Look. I’m not saying don’t pay your rent. I’m saying the question most people never ask is: what am I buying this month that will still be generating value for me ten years from now?
A paycheck consumed entirely by expenses is just deferred poverty with good optics.

What Buffett Understood at Age 11
Warren Buffett bought his first stock at 11 years old. Before that, as a kid, he collected lost golf balls from the rough near a local course and resold them — 12 balls for $6. He wasn’t just working. He was thinking about what assets he could acquire with the cash, and how those assets could generate more cash without him physically present.
There’s a story I came across once about a man — call him Harry — who noticed a coin-operated scale in a drugstore. He watched eight people use it in twenty minutes. He asked the owner about it, found out the owner leased it and kept 25% of the revenue — about $20 a month. Harry withdrew $175 from his savings account and leased three machines. Within weeks he was making $98 a month. But the part that mattered came next. He eventually owned 70 machines. And 67 of those 70 were purchased entirely with the coins that came out of the first three.
He didn’t work 70 times harder. He built a structure that worked 70 times wider.
That’s the compounding Buffett talks about. Not some abstract financial concept — buying a demand-backed asset, letting it generate cash, using that cash to buy more demand-backed assets. The question was never “how hard should I work?” It was always “what should I buy?”

If This Is You, Keep Reading
If you’re someone who earns a reasonable salary, pays your bills on time, maybe has a small savings cushion, and still feels like you’re not getting anywhere — this post is for you. If you’ve read finance blogs before and bounced because they felt like they were written for someone who already had $500,000 in an investment account — this post is for you.
You don’t need to quit your job. You don’t need to start a business tomorrow. You need to change one question, and then act on the answer consistently enough that the structure starts to shift under you.
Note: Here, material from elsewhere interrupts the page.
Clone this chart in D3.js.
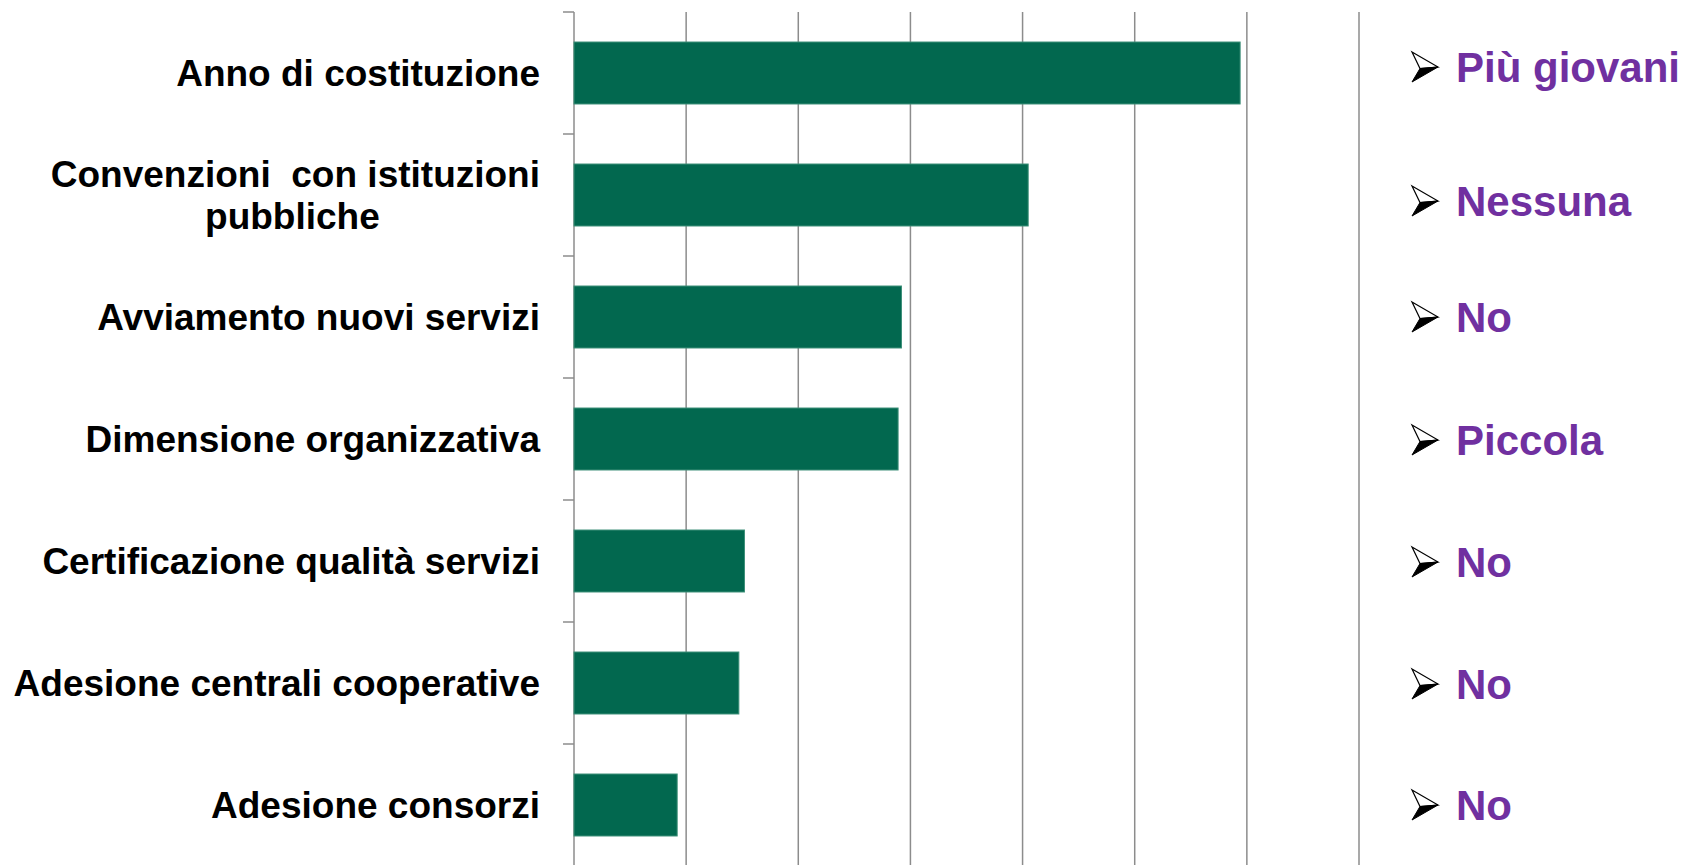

Priya did something small after our conversation. She opened a brokerage account — took her about 11 minutes — and set up a $200 automatic monthly transfer into a broad index fund before any of her other bills processed. Not after. Before. The first month she had to put $80 on a credit card to cover groceries. She hated it. But she didn’t cancel the auto-invest. The second month she adjusted her grocery budget and it evened out. By month four, it was invisible in her cash flow. A year later, she has $2,400 in equity she didn’t have before. Small. But it’s hers. And it’s on the right side of the ledger.
The One Thing To Remember
Every month you spend 100% of your income on consumption, you are funding other people’s capital while building none of your own. The contrarian investing move isn’t about stock picks or market timing — it’s about structurally becoming someone who owns a slice of what other people reliably need, and letting that ownership compound while you live your life. The gap between people who build wealth and people who don’t is rarely income. It’s whether any of their money ever switches sides.
- This week: Open a brokerage account if you don’t have one. It takes under 15 minutes. Set up a recurring $100–$200 auto-investment into a broad equity index before your bills process — not after. The discomfort you feel is the point.
- This month: Write down every recurring bill you paid last month. Next to each one, write the name of who owns the asset on the other side. Your landlord. Your car lender. Your phone carrier. Let that list sit with you. Then ask: what am I on the other side of?
- This year: Find one asset with real demand behind it — a stock, an index fund, a small side project with a monetizable audience — and put consistent money into it every single month for 12 months without stopping. Not because you’ll be rich in a year. Because you’ll have built the habit of switching sides.